Brookfield Asset Management has agreed to buy an interest in an office portfolio from BR Properties, one of the largest Brazilian commercial real estate companies, for R$2.08 billion (€530.45 million, $590.68 million). Approximately R$800 million of the purchase price includes debt that will be assumed by Brookfield, according to a statement from BR Properties earlier this week.
The portfolio will include seven newly built office buildings in the cities of Rio de Janeiro and São Paulo. Brookfield is making the acquisition on behalf of its latest global real estate fund, Brookfield Strategic Real Estate Partners II.
“Notwithstanding the short-term problems the country is facing, the growing middle class, evolving economy and maturing political system have given Brookfield the ability to earn excellent returns by staying committed to our long-term, disciplined and value-oriented approach,” Brookfield Property Partners chief executive Ric Clark wrote in a letter to shareholders last week. “Given the headwinds created by the weakness in commodity prices, we are currently seeing numerous opportunities to invest in real property in Brazil.”
The transaction marks BR Properties’ second private equity real estate sale in a week. Last Friday, PERE reported that The Blackstone Group had agreed to buy 10 real estate assets from the São Paulo-based listed company for R$1.07 billion (€275.8 million, $301.28 million). The deal was made on behalf of Blackstone’s global opportunistic real estate fund, Blackstone Real Estate Partners VII.
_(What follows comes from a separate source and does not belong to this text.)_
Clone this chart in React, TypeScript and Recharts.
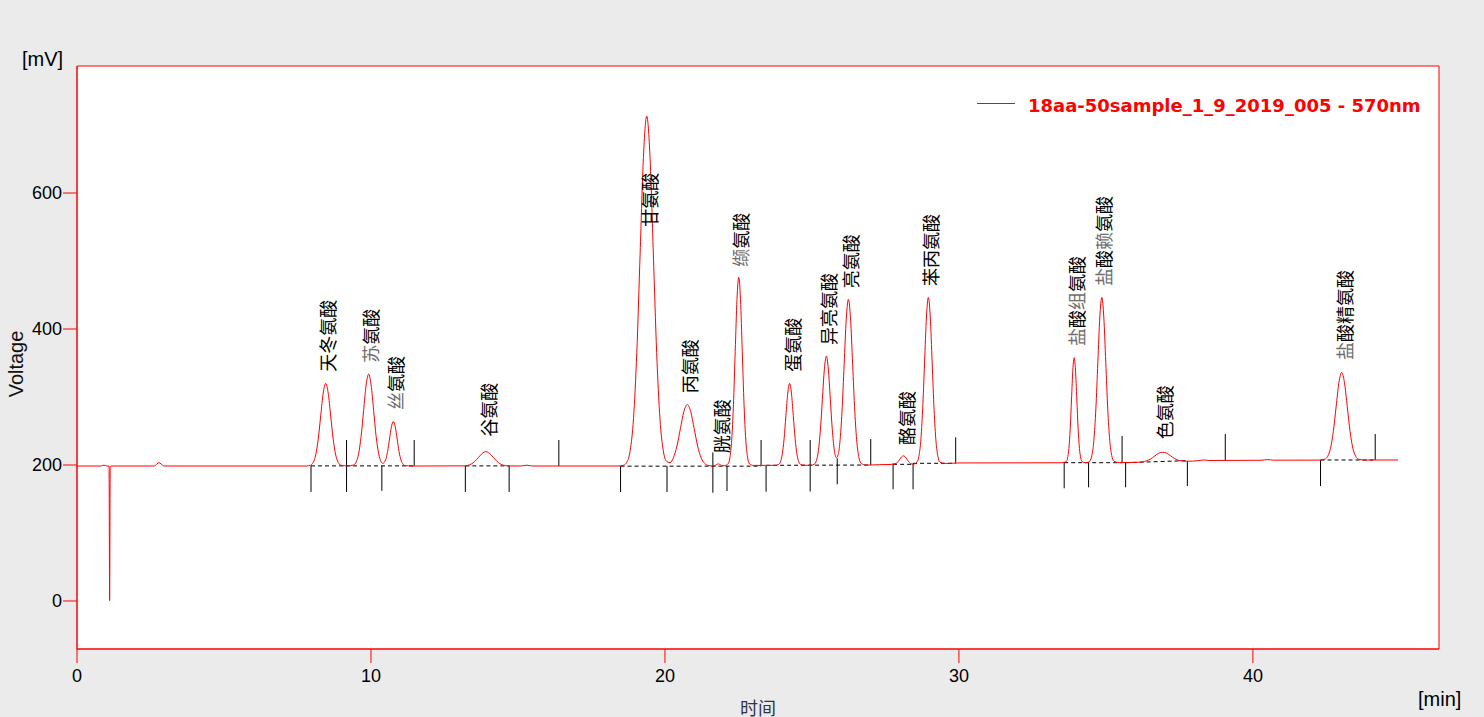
import React from 'react';
import {
  ComposedChart,
  Line,
  XAxis,
  YAxis,
  ReferenceLine,
  ReferenceArea,
  ReferenceDot,
  CartesianGrid,
  Label,
} from 'recharts';

// ---- chromatogram trace (time in min, signal in mV) ----
const traceTime = [
  0, 0.8, 0.92, 1.02, 1.09, 1.11, 1.13, 1.16, 2.62, 2.72, 2.79, 2.86, 2.96, 7.8,
  7.95, 8.035, 8.12, 8.205, 8.29, 8.375, 8.46, 8.545, 8.63, 8.715, 8.8, 8.885, 8.97, 9.2,
  9.41, 9.495, 9.58, 9.665, 9.75, 9.835, 9.92, 10.005, 10.09, 10.175, 10.26, 10.345, 10.4,
  10.5, 10.565, 10.63, 10.695, 10.76, 10.825, 10.89, 10.955, 11.02, 11.085, 11.15, 11.4,
  13.16, 13.41, 13.535, 13.66, 13.785, 13.91, 14.035, 14.16, 14.285, 14.41, 14.66,
  15.1, 15.3, 15.5, 18.4,
  18.5925, 18.705, 18.8175, 18.93, 19.0425, 19.155, 19.2675, 19.38, 19.4925, 19.605,
  19.7175, 19.83, 19.9425, 20.055,
  20.1725, 20.29, 20.4075, 20.525, 20.6425, 20.76, 20.8775, 20.995, 21.1125, 21.23,
  21.3475, 21.465, 21.6,
  21.7, 21.76, 21.81, 21.86, 21.93, 22.02,
  22.15, 22.21, 22.27, 22.33, 22.39, 22.45, 22.51, 22.57, 22.63, 22.69, 22.75, 22.81,
  22.87, 23.0, 23.75,
  23.865, 23.9275, 23.99, 24.0525, 24.115, 24.1775, 24.24, 24.3025, 24.365, 24.4275,
  24.49, 24.5525, 24.615, 24.75, 24.95,
  25.085, 25.1525, 25.22, 25.2875, 25.355, 25.4225, 25.49, 25.5575, 25.625, 25.6925,
  25.76, 25.8275, 25.895, 25.95, 26.0225, 26.095, 26.1675, 26.24, 26.3125, 26.385,
  26.4575, 26.53, 26.6025, 26.675, 26.85, 27.3, 27.7,
  27.87, 27.99, 28.05, 28.11, 28.17, 28.23, 28.29, 28.35, 28.45,
  28.57, 28.635, 28.7, 28.765, 28.83, 28.895, 28.96, 29.025, 29.09, 29.155, 29.22,
  29.285, 29.35, 29.55, 30.0, 33.5,
  33.65, 33.695, 33.74, 33.785, 33.83, 33.875, 33.92, 33.965, 34.01, 34.055, 34.1,
  34.145, 34.19, 34.3, 34.4,
  34.455, 34.5225, 34.59, 34.6575, 34.725, 34.7925, 34.86, 34.9275, 34.995, 35.0625,
  35.13, 35.1975, 35.265, 35.45, 35.7,
  36.1, 36.39, 36.525, 36.66, 36.795, 36.93, 37.065, 37.2, 37.335, 37.47, 37.74,
  38.15, 38.33, 38.5, 40.3, 40.5, 40.7, 42.3,
  42.45, 42.545, 42.64, 42.735, 42.83, 42.925, 43.02, 43.115, 43.21, 43.305, 43.4,
  43.495, 43.59, 43.8, 44.94,
];

const traceMV = [
  198.5, 198.5, 199.8, 198.5, 198.5, 0.5, 197.0, 198.5, 198.5, 201.5, 203.5, 201.5, 198.5, 198.5,
  199.8, 203.8, 214.9, 238.0, 272.2, 305.7, 320.0, 305.7, 272.2, 238.0, 214.9, 203.8, 199.8, 198.6,
  200.0, 204.4, 216.8, 242.3, 280.4, 317.6, 333.5, 317.6, 280.4, 242.3, 217.1, 204.8, 202.4,
  207.8, 219.9, 238.2, 256.3, 264.0, 256.3, 238.2, 219.8, 207.4, 201.4, 199.2, 198.5,
  198.7, 201.4, 205.4, 211.3, 217.1, 219.6, 217.1, 211.3, 205.4, 201.4, 198.7,
  198.5, 199.7, 198.5, 198.5,
  199.6, 204.2, 221.1, 268.1, 365.6, 510.5, 652.5, 713.0, 652.5, 510.5,
  365.6, 268.1, 221.3, 205.2,
  203.5, 210.9, 227.9, 253.4, 278.4, 289.0, 278.4, 253.4, 227.9, 210.7,
  202.5, 199.5, 198.6,
  199.3, 200.9, 201.6, 200.9, 199.3, 198.8,
  202.1, 211.2, 236.5, 288.9, 367.0, 443.5, 476.0, 443.5, 367.0, 288.9, 236.5, 211.2,
  202.1, 199.4, 199.5,
  200.8, 204.8, 215.8, 238.6, 272.6, 305.8, 320.0, 305.8, 272.6, 238.6,
  215.8, 204.8, 200.8, 199.6, 199.5,
  201.3, 206.5, 221.2, 251.6, 296.8, 341.1, 360.0, 341.1, 296.8, 251.8,
  222.2, 210.7, 215.7, 233.1, 278.8, 347.6, 414.9, 443.6, 414.9, 347.6,
  278.8, 232.6, 210.3, 202.3, 199.8, 200.5, 200.8,
  202.5, 208.5, 212.0, 213.5, 212.0, 208.5, 204.9, 202.5, 201.1,
  204.2, 212.3, 234.6, 281.1, 350.1, 417.7, 446.5, 417.7, 350.1, 281.1, 234.6,
  212.3, 204.2, 202.2, 203.0, 203.3,
  205.0, 210.1, 224.2, 253.5, 297.0, 339.6, 357.8, 339.6, 297.0, 253.5, 224.2,
  210.1, 205.0, 203.4, 204.0,
  206.0, 214.0, 236.2, 282.2, 350.7, 417.7, 446.3, 417.7, 350.7, 282.2,
  236.2, 214.0, 206.0, 203.5, 203.6,
  204.0, 206.3, 209.0, 213.2, 217.3, 218.7, 217.4, 213.5, 209.5, 206.9, 205.5,
  206.4, 207.4, 206.6, 207.0, 208.0, 207.1, 207.2,
  208.6, 212.9, 224.7, 249.1, 285.4, 321.0, 336.2, 321.0, 285.4, 249.1, 224.7,
  212.9, 208.6, 207.3, 207.4,
];

// ---- peak names and label anchor (bottom of the rotated text) ----
const peakNames = [
  '天冬氨酸', '苏氨酸', '丝氨酸', '谷氨酸', '甘氨酸', '丙氨酸', '胱氨酸', '缬氨酸',
  '蛋氨酸', '异亮氨酸', '亮氨酸', '酪氨酸', '苯丙氨酸', '盐酸组氨酸', '盐酸赖氨酸',
  '色氨酸', '盐酸精氨酸',
];
const labelTime = [
  8.49, 9.97, 10.82, 13.99, 19.46, 20.83, 21.89, 22.55, 24.31, 25.55, 26.29, 28.2,
  29.01, 33.98, 34.91, 36.97, 43.09,
];
const labelMV = [
  337.2, 350.4, 280.9, 241.6, 550.4, 305.4, 217.2, 491.6, 337.2, 376.5, 459.9, 229.4,
  463.2, 375.0, 463.2, 237.8, 354.4,
];
const grayChars = ['苏', '丝', '缬', '盐', '组', '赖'];

// ---- integration markers (vertical ticks) ----
const markerTime = [
  7.96, 9.17, 10.37, 11.47, 13.21, 14.7, 16.39, 18.49, 20.07, 21.63, 22.11, 23.27, 23.44,
  24.94, 25.86, 27.0, 27.76, 28.44, 29.89, 33.58, 34.41, 35.55, 35.67, 37.77, 39.06,
  42.3, 44.16,
];
const markerTopMV = [
  198.5, 236.8, 199.0, 236.8, 198.5, 198.5, 236.8, 198.5, 198.5, 218.5, 198.5, 236.8, 198.9,
  236.8, 209.8, 238.2, 202.5, 202.5, 240.7, 203.4, 203.4, 242.6, 203.4, 205.9, 245.6,
  207.4, 245.6,
];
const markerBottomMV = [
  160.3, 160.3, 162.0, 198.5, 160.3, 160.3, 198.5, 160.3, 160.3, 159.3, 161.8, 198.9, 160.7,
  161.0, 171.6, 200.0, 164.3, 164.3, 203.4, 165.7, 167.2, 203.4, 167.2, 169.1, 207.4,
  169.1, 207.4,
];

// ---- dashed integration baselines ----
const baseStartTime = [7.96, 13.21, 18.49, 23.44, 27.76, 28.44, 33.58, 35.67, 42.3];
const baseEndTime = [11.47, 14.7, 23.27, 27.0, 28.44, 29.89, 35.55, 37.77, 44.16];
const baseStartMV = [198.7, 198.7, 198.3, 199.5, 201.0, 202.5, 203.4, 203.4, 207.4];
const baseEndMV = [198.7, 198.7, 198.3, 200.0, 201.0, 202.5, 203.4, 206.4, 207.4];

const xTicks = [0, 10, 20, 30, 40];
const yTicks = [0, 200, 400, 600];
const xDomain: [number, number] = [0, 46.33];
const yDomain: [number, number] = [-70.6, 786.8];

const seriesName = '18aa-50sample_1_9_2019_005 - 570nm';

const data = traceTime.map((t, i) => ({ t, mv: traceMV[i] }));

const RED = '#ff0000';
const LATIN = "'Liberation Sans', Arial, sans-serif";
const CJK = "'Noto Sans CJK SC', sans-serif";

const PeakLabel = (props: any) => {
  const { cx, cy, text } = props;
  if (cx == null || cy == null) return null;
  return (
    <text
      x={cx}
      y={cy}
      transform={`rotate(-90 ${cx} ${cy})`}
      textAnchor="start"
      dominantBaseline="central"
      fontSize={18}
      fontFamily={CJK}
    >
      {Array.from(text as string).map((ch, i) => (
        <tspan key={i} fill={grayChars.includes(ch) ? '#6f6f6f' : '#000'}>
          {ch}
        </tspan>
      ))}
    </text>
  );
};

const YTitles = () => (
  <g>
    <text
      x={16}
      y={364}
      transform="rotate(-90 16 364)"
      textAnchor="middle"
      dominantBaseline="central"
      fontSize={20}
      fontFamily={LATIN}
      fill="#111"
    >
      Voltage
    </text>
    <text x={22} y={66} fontSize={20} fontFamily={LATIN} fill="#000">
      [mV]
    </text>
    <text
      x={1028}
      y={112}
      fontSize={18}
      fontWeight="bold"
      fontFamily="'DejaVu Sans', Verdana, sans-serif"
      fill={RED}
    >
      {seriesName}
    </text>
  </g>
);

const XTitles = () => (
  <g>
    <text x={1418} y={706} fontSize={20} fontFamily={LATIN} fill="#000">
      [min]
    </text>
    <text x={740} y={715} fontSize={18} fontFamily={CJK} fill="#333344">
      时间
    </text>
  </g>
);

export default function App() {
  return (
    <div
      style={{
        position: 'absolute',
        left: 0,
        top: 0,
        width: 1484,
        height: 717,
        background: '#ebebeb',
        overflow: 'hidden',
      }}
    >
      <ComposedChart
        width={1484}
        height={717}
        data={data}
        margin={{ top: 66, right: 45, bottom: 38, left: 17 }}
      >
        <CartesianGrid horizontal={false} vertical={false} fill="#ffffff" />
        <XAxis
          type="number"
          dataKey="t"
          domain={xDomain}
          ticks={xTicks}
          allowDataOverflow
          height={30}
          tickSize={14}
          tickMargin={6}
          axisLine={{ stroke: RED }}
          tickLine={{ stroke: RED }}
          tick={{ fill: '#000', fontSize: 18, fontFamily: LATIN }}
        >
          <Label content={() => <XTitles />} />
        </XAxis>
        <YAxis
          type="number"
          domain={yDomain}
          ticks={yTicks}
          allowDataOverflow
          width={60}
          tickSize={14}
          tickMargin={1}
          axisLine={{ stroke: RED }}
          tickLine={{ stroke: RED }}
          tick={{ fill: '#000', fontSize: 18, fontFamily: LATIN }}
        >
          <Label content={() => <YTitles />} />
        </YAxis>

        {baseStartTime.map((t, i) => (
          <ReferenceLine
            key={`b${i}`}
            segment={[
              { x: t, y: baseStartMV[i] },
              { x: baseEndTime[i], y: baseEndMV[i] },
            ]}
            stroke="#000"
            strokeWidth={1}
            strokeDasharray="4 3"
          />
        ))}
        {markerTime.map((t, i) => (
          <ReferenceLine
            key={`m${i}`}
            segment={[
              { x: t, y: markerTopMV[i] },
              { x: t, y: markerBottomMV[i] },
            ]}
            stroke="#000"
            strokeWidth={1}
          />
        ))}

        <Line
          type="monotone"
          dataKey="mv"
          stroke={RED}
          strokeWidth={1}
          dot={false}
          activeDot={false}
          isAnimationActive={false}
        />

        {peakNames.map((name, i) => (
          <ReferenceDot
            key={`l${i}`}
            x={labelTime[i]}
            y={labelMV[i]}
            r={0}
            shape={(p: any) => <PeakLabel cx={p.cx} cy={p.cy} text={name} />}
          />
        ))}

        <ReferenceArea
          x1={xDomain[0]}
          x2={xDomain[1]}
          y1={yDomain[0]}
          y2={yDomain[1]}
          fill="none"
          fillOpacity={0}
          stroke={RED}
          strokeWidth={1}
        />
      </ComposedChart>
      <div
        style={{
          position: 'absolute',
          left: 977,
          top: 103,
          width: 38,
          height: 1,
          background: RED,
          pointerEvents: 'none',
        }}
      />
    </div>
  );
}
The Blackstone transaction, meanwhile, followed the collapse of Brookfield’s bid to take BR Properties private in partnership with Brazilian investment bank BTG Pactual. Brookfield and BTG launched a tender offer for the company’s shares in February but BR Properties disclosed last month that the transaction would not proceed because the buyers failed to fulfill certain conditions within a specified deadline. In the disclosure statement, however, the company said that it was continuing discussions with Brookfield on the potential sale of assets.